Given task
It is required that the lines from the top of the listing through the line with "const labelArc = d3.arc().innerRadius(radius" be reproduced exactly, excluding pictures.

Records for the task
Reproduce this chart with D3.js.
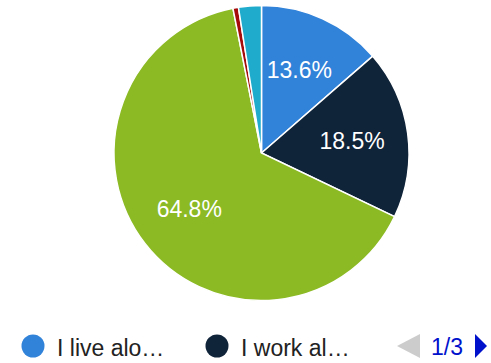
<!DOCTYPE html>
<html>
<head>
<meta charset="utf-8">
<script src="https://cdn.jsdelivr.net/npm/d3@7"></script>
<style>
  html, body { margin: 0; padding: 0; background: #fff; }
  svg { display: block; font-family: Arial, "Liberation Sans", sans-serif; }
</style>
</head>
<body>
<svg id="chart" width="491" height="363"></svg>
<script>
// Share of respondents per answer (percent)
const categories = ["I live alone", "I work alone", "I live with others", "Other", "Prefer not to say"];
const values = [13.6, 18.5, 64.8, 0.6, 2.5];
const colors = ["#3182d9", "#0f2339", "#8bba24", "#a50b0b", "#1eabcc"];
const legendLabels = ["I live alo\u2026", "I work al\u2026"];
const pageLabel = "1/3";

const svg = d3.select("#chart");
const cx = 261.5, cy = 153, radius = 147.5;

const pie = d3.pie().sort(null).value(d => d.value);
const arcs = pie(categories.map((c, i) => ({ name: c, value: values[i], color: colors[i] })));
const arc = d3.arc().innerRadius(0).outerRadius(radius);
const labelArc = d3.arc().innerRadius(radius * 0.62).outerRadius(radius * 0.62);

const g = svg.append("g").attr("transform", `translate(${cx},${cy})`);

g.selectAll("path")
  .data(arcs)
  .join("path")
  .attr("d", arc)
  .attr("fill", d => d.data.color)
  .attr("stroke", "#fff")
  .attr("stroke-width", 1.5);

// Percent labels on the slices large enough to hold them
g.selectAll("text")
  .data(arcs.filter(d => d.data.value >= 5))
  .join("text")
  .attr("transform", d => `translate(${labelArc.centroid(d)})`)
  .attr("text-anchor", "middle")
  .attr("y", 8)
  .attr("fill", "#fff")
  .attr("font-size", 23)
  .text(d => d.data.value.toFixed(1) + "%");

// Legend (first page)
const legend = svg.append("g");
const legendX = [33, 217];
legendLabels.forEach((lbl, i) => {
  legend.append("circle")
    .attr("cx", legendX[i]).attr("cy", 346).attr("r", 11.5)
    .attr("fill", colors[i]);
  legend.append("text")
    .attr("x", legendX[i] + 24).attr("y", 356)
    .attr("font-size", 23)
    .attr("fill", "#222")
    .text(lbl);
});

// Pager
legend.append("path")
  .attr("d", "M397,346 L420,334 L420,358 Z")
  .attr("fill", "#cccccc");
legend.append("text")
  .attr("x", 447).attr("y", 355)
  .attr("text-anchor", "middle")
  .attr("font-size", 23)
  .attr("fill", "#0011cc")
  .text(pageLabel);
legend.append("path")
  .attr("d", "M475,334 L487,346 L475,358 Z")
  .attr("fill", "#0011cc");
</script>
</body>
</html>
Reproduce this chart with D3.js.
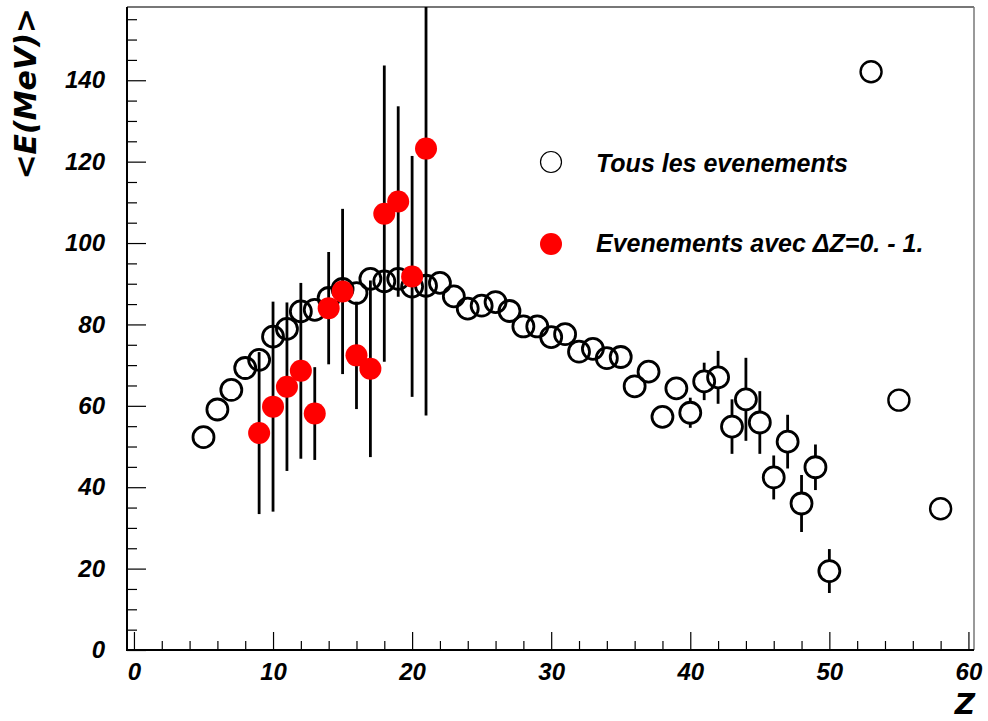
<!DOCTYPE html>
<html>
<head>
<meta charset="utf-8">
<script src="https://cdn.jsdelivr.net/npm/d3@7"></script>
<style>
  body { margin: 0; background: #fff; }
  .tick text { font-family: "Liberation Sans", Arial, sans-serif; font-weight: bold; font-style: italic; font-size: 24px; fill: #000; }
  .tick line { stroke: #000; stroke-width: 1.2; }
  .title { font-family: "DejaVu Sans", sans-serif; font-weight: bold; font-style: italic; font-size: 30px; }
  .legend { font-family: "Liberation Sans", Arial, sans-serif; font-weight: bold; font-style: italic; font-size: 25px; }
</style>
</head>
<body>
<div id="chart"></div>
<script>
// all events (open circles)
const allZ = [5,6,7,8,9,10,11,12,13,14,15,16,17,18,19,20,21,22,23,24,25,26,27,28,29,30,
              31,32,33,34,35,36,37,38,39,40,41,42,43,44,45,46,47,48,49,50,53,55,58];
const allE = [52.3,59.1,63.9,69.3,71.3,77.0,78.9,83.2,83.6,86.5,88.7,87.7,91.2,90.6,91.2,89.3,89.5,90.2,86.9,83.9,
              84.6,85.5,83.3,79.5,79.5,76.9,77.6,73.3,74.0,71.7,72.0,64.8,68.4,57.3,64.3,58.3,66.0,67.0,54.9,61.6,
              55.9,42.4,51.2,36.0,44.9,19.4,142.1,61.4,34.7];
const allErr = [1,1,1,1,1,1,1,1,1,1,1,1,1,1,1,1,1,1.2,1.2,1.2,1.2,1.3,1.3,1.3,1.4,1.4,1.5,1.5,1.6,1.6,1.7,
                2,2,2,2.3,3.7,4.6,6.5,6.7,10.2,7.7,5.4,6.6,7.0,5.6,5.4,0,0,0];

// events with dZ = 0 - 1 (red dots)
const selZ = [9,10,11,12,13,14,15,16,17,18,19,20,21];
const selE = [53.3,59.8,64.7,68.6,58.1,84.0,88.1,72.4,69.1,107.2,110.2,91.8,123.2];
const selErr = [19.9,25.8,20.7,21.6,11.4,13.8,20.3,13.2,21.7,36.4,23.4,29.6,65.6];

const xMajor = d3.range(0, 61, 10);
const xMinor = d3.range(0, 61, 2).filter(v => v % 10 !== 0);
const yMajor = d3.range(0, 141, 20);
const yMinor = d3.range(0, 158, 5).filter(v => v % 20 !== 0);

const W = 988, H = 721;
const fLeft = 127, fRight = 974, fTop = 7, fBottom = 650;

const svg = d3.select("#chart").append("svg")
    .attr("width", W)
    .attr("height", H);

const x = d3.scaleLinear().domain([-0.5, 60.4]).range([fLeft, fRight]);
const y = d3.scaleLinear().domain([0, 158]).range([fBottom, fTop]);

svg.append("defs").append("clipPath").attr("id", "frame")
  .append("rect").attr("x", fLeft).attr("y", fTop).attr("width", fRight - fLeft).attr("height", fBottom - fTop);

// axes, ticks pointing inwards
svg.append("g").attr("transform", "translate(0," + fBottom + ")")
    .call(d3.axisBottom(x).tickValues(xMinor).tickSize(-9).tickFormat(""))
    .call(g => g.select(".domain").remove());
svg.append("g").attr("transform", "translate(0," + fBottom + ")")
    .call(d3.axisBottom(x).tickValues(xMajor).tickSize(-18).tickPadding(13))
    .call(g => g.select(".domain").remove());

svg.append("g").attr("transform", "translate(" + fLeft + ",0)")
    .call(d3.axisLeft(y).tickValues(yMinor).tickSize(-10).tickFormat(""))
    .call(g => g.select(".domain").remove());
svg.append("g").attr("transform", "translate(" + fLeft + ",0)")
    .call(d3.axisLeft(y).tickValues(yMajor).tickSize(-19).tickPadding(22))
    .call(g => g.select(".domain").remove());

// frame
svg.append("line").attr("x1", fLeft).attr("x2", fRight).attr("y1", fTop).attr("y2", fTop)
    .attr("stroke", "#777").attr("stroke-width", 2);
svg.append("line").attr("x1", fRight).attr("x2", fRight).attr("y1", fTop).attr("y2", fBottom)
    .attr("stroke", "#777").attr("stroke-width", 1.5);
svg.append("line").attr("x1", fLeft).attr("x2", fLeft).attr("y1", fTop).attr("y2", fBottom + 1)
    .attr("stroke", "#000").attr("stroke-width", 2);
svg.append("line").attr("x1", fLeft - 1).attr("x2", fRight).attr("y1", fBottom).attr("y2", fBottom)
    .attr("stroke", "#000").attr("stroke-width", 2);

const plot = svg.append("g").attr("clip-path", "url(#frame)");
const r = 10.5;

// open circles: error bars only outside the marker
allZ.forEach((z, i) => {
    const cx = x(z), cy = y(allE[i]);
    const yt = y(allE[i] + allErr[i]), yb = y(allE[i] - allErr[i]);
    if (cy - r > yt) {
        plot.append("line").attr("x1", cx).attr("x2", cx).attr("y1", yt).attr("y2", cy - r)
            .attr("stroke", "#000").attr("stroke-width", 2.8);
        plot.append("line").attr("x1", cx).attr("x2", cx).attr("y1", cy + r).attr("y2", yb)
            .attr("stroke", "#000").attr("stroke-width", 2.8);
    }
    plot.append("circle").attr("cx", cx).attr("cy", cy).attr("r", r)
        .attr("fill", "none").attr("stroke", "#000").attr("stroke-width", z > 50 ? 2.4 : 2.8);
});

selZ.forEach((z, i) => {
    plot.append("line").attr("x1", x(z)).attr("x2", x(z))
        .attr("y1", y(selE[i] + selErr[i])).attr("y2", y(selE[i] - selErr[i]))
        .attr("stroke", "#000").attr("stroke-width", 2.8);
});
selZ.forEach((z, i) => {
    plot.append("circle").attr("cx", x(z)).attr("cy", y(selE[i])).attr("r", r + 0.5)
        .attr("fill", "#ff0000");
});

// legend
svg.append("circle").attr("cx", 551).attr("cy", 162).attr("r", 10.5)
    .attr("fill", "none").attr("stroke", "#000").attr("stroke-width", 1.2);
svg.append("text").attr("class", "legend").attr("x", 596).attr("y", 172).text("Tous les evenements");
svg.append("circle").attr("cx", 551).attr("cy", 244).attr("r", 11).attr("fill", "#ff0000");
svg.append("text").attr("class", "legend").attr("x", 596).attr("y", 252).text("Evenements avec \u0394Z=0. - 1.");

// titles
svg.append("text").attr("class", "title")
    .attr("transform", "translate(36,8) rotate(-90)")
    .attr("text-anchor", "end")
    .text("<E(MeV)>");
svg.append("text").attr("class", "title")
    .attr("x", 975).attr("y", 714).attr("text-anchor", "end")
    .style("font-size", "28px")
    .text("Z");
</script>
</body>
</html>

Solved problem
Reproduce this chart with D3.js.
<!DOCTYPE html>
<html>
<head>
<meta charset="utf-8">
<script src="https://cdn.jsdelivr.net/npm/d3@7"></script>
<style>
  html, body { margin: 0; padding: 0; background: #fff; }
  svg { display: block; font-family: Arial, "Liberation Sans", sans-serif; }
</style>
</head>
<body>
<svg id="chart" width="491" height="363"></svg>
<script>
// Share of respondents per answer (percent)
const categories = ["I live alone", "I work alone", "I live with others", "Other", "Prefer not to say"];
const values = [13.6, 18.5, 64.8, 0.6, 2.5];
const colors = ["#3182d9", "#0f2339", "#8bba24", "#a50b0b", "#1eabcc"];
const legendLabels = ["I live alo\u2026", "I work al\u2026"];
const pageLabel = "1/3";

const svg = d3.select("#chart");
const cx = 261.5, cy = 153, radius = 147.5;

const pie = d3.pie().sort(null).value(d => d.value);
const arcs = pie(categories.map((c, i) => ({ name: c, value: values[i], color: colors[i] })));
const arc = d3.arc().innerRadius(0).outerRadius(radius);
const labelArc = d3.arc().innerRadius(radius * 0.62).outerRadius(radius * 0.62);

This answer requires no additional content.